> [What is required]: Return each line of the data below verbatim; pictures are to be left out.

------------

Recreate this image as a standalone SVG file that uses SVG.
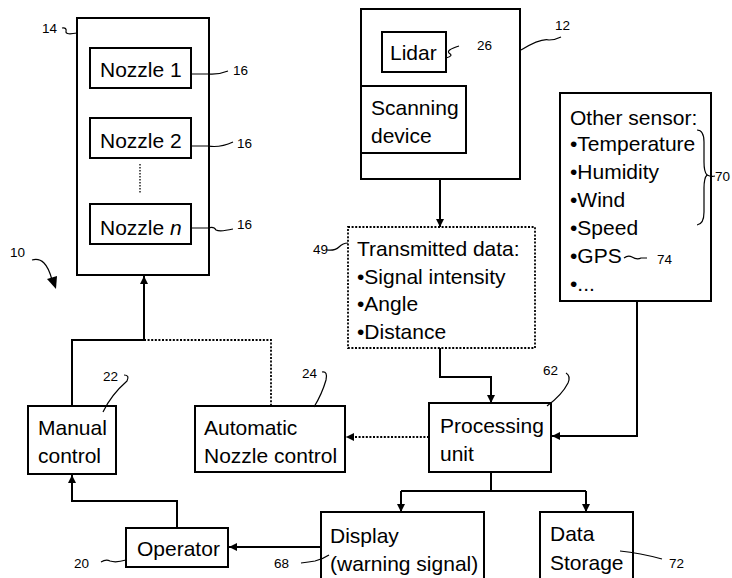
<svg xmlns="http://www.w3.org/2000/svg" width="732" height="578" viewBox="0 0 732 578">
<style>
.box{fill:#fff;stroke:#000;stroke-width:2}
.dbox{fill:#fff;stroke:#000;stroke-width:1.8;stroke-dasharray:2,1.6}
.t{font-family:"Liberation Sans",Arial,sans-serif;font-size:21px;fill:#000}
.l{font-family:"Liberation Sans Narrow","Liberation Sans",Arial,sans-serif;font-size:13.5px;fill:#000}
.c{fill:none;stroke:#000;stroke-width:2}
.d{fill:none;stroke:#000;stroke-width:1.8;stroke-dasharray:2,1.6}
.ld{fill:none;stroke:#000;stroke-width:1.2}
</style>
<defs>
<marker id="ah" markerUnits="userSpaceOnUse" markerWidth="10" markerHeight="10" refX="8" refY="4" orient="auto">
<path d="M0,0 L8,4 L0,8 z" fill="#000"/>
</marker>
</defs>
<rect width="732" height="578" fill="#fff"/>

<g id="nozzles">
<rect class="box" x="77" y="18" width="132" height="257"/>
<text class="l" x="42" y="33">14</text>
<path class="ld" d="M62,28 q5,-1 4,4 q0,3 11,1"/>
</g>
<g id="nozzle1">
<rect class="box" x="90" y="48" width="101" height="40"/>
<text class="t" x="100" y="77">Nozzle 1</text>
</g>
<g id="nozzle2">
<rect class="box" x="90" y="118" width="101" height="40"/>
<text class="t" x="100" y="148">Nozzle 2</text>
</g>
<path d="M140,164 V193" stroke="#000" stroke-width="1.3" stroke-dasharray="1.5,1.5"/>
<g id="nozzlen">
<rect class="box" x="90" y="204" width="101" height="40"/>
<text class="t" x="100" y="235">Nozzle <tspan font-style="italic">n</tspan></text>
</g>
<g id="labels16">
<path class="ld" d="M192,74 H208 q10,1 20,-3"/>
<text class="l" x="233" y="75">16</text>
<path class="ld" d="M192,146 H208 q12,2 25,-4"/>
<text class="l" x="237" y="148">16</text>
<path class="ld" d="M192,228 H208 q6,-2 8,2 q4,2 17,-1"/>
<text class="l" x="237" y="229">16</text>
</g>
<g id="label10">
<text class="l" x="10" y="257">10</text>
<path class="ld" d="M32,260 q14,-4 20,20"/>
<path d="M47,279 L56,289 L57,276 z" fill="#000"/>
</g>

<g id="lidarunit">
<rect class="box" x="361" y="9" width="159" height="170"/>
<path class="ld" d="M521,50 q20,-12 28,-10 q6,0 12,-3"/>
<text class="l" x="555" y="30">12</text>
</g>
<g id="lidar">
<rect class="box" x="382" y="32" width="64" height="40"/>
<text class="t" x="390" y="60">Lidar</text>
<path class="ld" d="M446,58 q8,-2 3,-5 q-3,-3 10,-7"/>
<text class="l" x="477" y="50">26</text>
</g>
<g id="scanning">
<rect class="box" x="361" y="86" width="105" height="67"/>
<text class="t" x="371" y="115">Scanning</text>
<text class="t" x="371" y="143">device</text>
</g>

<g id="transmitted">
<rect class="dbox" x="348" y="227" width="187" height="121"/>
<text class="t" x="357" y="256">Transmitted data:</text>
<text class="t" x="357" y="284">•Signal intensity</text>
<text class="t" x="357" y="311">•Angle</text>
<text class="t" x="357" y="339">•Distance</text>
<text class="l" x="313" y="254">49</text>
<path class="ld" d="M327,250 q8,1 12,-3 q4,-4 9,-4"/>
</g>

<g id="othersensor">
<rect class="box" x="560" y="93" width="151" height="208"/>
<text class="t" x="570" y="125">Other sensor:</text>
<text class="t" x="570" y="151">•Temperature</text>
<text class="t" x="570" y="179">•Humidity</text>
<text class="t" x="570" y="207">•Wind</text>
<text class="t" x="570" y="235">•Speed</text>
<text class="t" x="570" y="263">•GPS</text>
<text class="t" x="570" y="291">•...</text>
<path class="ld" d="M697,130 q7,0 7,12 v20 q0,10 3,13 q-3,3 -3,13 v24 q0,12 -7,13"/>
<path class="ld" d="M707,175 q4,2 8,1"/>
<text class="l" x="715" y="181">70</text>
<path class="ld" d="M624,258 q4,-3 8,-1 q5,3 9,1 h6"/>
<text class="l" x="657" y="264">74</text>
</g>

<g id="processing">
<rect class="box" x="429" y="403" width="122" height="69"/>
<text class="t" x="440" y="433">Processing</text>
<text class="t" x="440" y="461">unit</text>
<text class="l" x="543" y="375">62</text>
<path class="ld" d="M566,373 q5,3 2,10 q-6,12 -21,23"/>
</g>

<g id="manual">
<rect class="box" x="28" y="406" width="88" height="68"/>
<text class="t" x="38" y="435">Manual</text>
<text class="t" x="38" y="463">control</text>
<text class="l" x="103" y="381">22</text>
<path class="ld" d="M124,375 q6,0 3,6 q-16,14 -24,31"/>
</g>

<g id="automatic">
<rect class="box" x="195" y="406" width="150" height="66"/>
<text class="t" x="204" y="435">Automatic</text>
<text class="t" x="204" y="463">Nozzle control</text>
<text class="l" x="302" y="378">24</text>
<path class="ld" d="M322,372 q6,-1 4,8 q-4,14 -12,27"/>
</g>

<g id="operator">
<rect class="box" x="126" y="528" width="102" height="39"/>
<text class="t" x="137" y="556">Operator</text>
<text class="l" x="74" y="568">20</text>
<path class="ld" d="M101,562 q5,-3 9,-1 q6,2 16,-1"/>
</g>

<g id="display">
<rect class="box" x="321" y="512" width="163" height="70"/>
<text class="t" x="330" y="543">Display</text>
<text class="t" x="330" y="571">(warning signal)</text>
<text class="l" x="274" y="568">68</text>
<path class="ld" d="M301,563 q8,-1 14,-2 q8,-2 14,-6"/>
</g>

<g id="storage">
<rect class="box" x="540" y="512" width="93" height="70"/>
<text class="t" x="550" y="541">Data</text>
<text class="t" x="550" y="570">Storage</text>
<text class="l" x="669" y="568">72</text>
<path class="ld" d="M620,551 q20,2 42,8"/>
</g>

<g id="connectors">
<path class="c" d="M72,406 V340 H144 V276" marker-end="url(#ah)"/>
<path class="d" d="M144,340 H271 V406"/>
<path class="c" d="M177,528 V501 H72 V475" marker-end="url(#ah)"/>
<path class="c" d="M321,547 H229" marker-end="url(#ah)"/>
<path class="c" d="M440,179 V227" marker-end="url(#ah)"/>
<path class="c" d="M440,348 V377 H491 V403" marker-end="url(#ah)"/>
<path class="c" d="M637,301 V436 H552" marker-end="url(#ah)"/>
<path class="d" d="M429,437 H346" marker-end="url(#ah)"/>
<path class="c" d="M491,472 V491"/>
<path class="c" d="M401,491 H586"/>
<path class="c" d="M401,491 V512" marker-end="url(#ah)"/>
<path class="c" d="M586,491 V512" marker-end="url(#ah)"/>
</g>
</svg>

------------

> [Problem solution]:
Recreate this image as a standalone SVG file that uses SVG.
<svg xmlns="http://www.w3.org/2000/svg" width="732" height="578" viewBox="0 0 732 578">
<style>
.box{fill:#fff;stroke:#000;stroke-width:2}
.dbox{fill:#fff;stroke:#000;stroke-width:1.8;stroke-dasharray:2,1.6}
.t{font-family:"Liberation Sans",Arial,sans-serif;font-size:21px;fill:#000}
.l{font-family:"Liberation Sans Narrow","Liberation Sans",Arial,sans-serif;font-size:13.5px;fill:#000}
.c{fill:none;stroke:#000;stroke-width:2}
.d{fill:none;stroke:#000;stroke-width:1.8;stroke-dasharray:2,1.6}
.ld{fill:none;stroke:#000;stroke-width:1.2}
</style>
<defs>
<marker id="ah" markerUnits="userSpaceOnUse" markerWidth="10" markerHeight="10" refX="8" refY="4" orient="auto">
<path d="M0,0 L8,4 L0,8 z" fill="#000"/>
</marker>
</defs>
<rect width="732" height="578" fill="#fff"/>

<g id="nozzles">
<rect class="box" x="77" y="18" width="132" height="257"/>
<text class="l" x="42" y="33">14</text>
<path class="ld" d="M62,28 q5,-1 4,4 q0,3 11,1"/>
</g>
<g id="nozzle1">
<rect class="box" x="90" y="48" width="101" height="40"/>
<text class="t" x="100" y="77">Nozzle 1</text>
</g>
<g id="nozzle2">
<rect class="box" x="90" y="118" width="101" height="40"/>
<text class="t" x="100" y="148">Nozzle 2</text>
</g>
<path d="M140,164 V193" stroke="#000" stroke-width="1.3" stroke-dasharray="1.5,1.5"/>
<g id="nozzlen">
<rect class="box" x="90" y="204" width="101" height="40"/>
<text class="t" x="100" y="235">Nozzle <tspan font-style="italic">n</tspan></text>
</g>
<g id="labels16">
<path class="ld" d="M192,74 H208 q10,1 20,-3"/>
<text class="l" x="233" y="75">16</text>
<path class="ld" d="M192,146 H208 q12,2 25,-4"/>
<text class="l" x="237" y="148">16</text>
<path class="ld" d="M192,228 H208 q6,-2 8,2 q4,2 17,-1"/>
<text class="l" x="237" y="229">16</text>
</g>
<g id="label10">
<text class="l" x="10" y="257">10</text>
<path class="ld" d="M32,260 q14,-4 20,20"/>
<path d="M47,279 L56,289 L57,276 z" fill="#000"/>
</g>

<g id="lidarunit">
<rect class="box" x="361" y="9" width="159" height="170"/>
<path class="ld" d="M521,50 q20,-12 28,-10 q6,0 12,-3"/>
<text class="l" x="555" y="30">12</text>
</g>
<g id="lidar">
<rect class="box" x="382" y="32" width="64" height="40"/>
<text class="t" x="390" y="60">Lidar</text>
<path class="ld" d="M446,58 q8,-2 3,-5 q-3,-3 10,-7"/>
<text class="l" x="477" y="50">26</text>
</g>
<g id="scanning">
<rect class="box" x="361" y="86" width="105" height="67"/>
<text class="t" x="371" y="115">Scanning</text>
<text class="t" x="371" y="143">device</text>
</g>

<g id="transmitted">
<rect class="dbox" x="348" y="227" width="187" height="121"/>
<text class="t" x="357" y="256">Transmitted data:</text>
<text class="t" x="357" y="284">•Signal intensity</text>
<text class="t" x="357" y="311">•Angle</text>
<text class="t" x="357" y="339">•Distance</text>
<text class="l" x="313" y="254">49</text>
<path class="ld" d="M327,250 q8,1 12,-3 q4,-4 9,-4"/>
</g>

<g id="othersensor">
<rect class="box" x="560" y="93" width="151" height="208"/>
<text class="t" x="570" y="125">Other sensor:</text>
<text class="t" x="570" y="151">•Temperature</text>
<text class="t" x="570" y="179">•Humidity</text>
<text class="t" x="570" y="207">•Wind</text>
<text class="t" x="570" y="235">•Speed</text>
<text class="t" x="570" y="263">•GPS</text>
<text class="t" x="570" y="291">•...</text>
<path class="ld" d="M697,130 q7,0 7,12 v20 q0,10 3,13 q-3,3 -3,13 v24 q0,12 -7,13"/>
<path class="ld" d="M707,175 q4,2 8,1"/>
<text class="l" x="715" y="181">70</text>
<path class="ld" d="M624,258 q4,-3 8,-1 q5,3 9,1 h6"/>
<text class="l" x="657" y="264">74</text>
</g>

<g id="processing">
<rect class="box" x="429" y="403" width="122" height="69"/>
<text class="t" x="440" y="433">Processing</text>
<text class="t" x="440" y="461">unit</text>
<text class="l" x="543" y="375">62</text>
<path class="ld" d="M566,373 q5,3 2,10 q-6,12 -21,23"/>
</g>

<g id="manual">
<rect class="box" x="28" y="406" width="88" height="68"/>
<text class="t" x="38" y="435">Manual</text>
<text class="t" x="38" y="463">control</text>
<text class="l" x="103" y="381">22</text>
<path class="ld" d="M124,375 q6,0 3,6 q-16,14 -24,31"/>
</g>

<g id="automatic">
<rect class="box" x="195" y="406" width="150" height="66"/>
<text class="t" x="204" y="435">Automatic</text>
<text class="t" x="204" y="463">Nozzle control</text>
<text class="l" x="302" y="378">24</text>
<path class="ld" d="M322,372 q6,-1 4,8 q-4,14 -12,27"/>
</g>

<g id="operator">
<rect class="box" x="126" y="528" width="102" height="39"/>
<text class="t" x="137" y="556">Operator</text>
<text class="l" x="74" y="568">20</text>
<path class="ld" d="M101,562 q5,-3 9,-1 q6,2 16,-1"/>
</g>

<g id="display">
<rect class="box" x="321" y="512" width="163" height="70"/>
<text class="t" x="330" y="543">Display</text>
<text class="t" x="330" y="571">(warning signal)</text>
<text class="l" x="274" y="568">68</text>
<path class="ld" d="M301,563 q8,-1 14,-2 q8,-2 14,-6"/>
</g>

<g id="storage">
<rect class="box" x="540" y="512" width="93" height="70"/>
<text class="t" x="550" y="541">Data</text>
<text class="t" x="550" y="570">Storage</text>
<text class="l" x="669" y="568">72</text>
<path class="ld" d="M620,551 q20,2 42,8"/>
</g>

<g id="connectors">
<path class="c" d="M72,406 V340 H144 V276" marker-end="url(#ah)"/>
<path class="d" d="M144,340 H271 V406"/>
<path class="c" d="M177,528 V501 H72 V475" marker-end="url(#ah)"/>
<path class="c" d="M321,547 H229" marker-end="url(#ah)"/>
<path class="c" d="M440,179 V227" marker-end="url(#ah)"/>
<path class="c" d="M440,348 V377 H491 V403" marker-end="url(#ah)"/>
<path class="c" d="M637,301 V436 H552" marker-end="url(#ah)"/>
<path class="d" d="M429,437 H346" marker-end="url(#ah)"/>
<path class="c" d="M491,472 V491"/>
<path class="c" d="M401,491 H586"/>
<path class="c" d="M401,491 V512" marker-end="url(#ah)"/>
<path class="c" d="M586,491 V512" marker-end="url(#ah)"/>
</g>
</svg>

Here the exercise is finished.